FBI Arrests 44 Cleveland Cops

CLEVELAND (AP) -- The dealer promised up to $3,700 for protection while he bought and sold drugs, an offer the FBI says 44 police officers, sheriff's deputies and prison guards gladly accepted.

The dealer, it turned out, was an undercover FBI agent making bogus sales. In a huge bust Wednesday, authorities arrested the officers and charged them all with conspiracy to distribute cocaine.

The charge carries a maximum penalty of 10 years to life in prison.

``Today has been a very difficult day in law enforcement,'' said Van Harp, the agent in charge of the FBI's Cleveland office. The probe ``really turned

back on law enforcement itself.''

Those arrested include police from Cleveland, East Cleveland, Cleveland Heights and Brooklyn, plus one deputy, 24 corrections officers and a former corrections officer from Cuyahoga County.

Each took part in at least one of 16 staged deals between November 1996 and this month, the FBI said.
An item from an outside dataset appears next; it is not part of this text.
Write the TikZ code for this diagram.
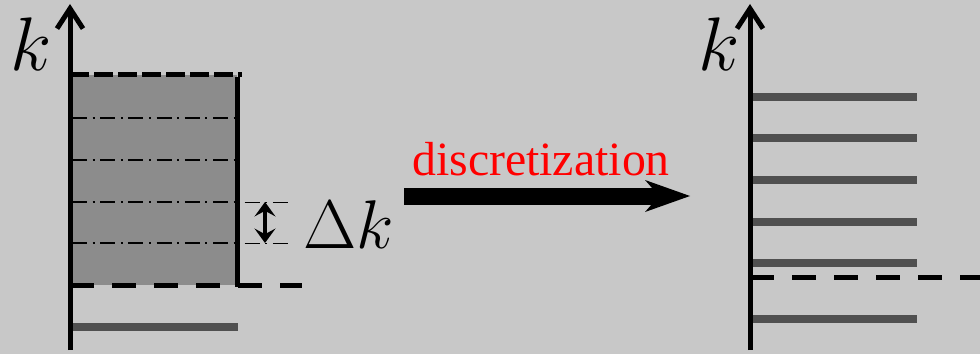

An East Cleveland officer was late to one deal because he was giving an anti-drug presentation.

The arrests are the latest in a string of police corruption cases across the country, from Washington, New Orleans and Philadelphia to Indianapolis and Chicago. Allegations against officers in the past two years include murder, extortion, assault, framing suspects and attempted robbery.

In Cleveland, Mayor Michael White said he has suspended the city officers without pay.

``We're talking about a police division in the city of Cleveland with over 1,800 people,'' he said. ``Yes, it is frustrating and disappointing. But it in no way reflects on the entire division of men and women who serve all of us on a daily basis.''

Eight other people were arrested on conspiracy to distribute cocaine.

The sting grew out of an organized crime investigation that began in 1995, Harp said. Fifteen people have been arrested and charged with actually distributing the drugs and with other counts.

The FBI said it began to put together the conspiracy case against the officers in October 1996 when an undercover agent met Michael Joye, a Cuyahoga County corrections officer who was fired a few months later.

According to an FBI affidavit, Joye sold cocaine to an undercover agent and offered protection. The affidavit quotes Joye extensively, sometimes boasting about the people he recruited.

``We're the toughest gang on the street. That's how we look at it,'' the affidavit quotes Joye as saying.

FBI Director Louis Freeh said the arrests erode public confidence in the police.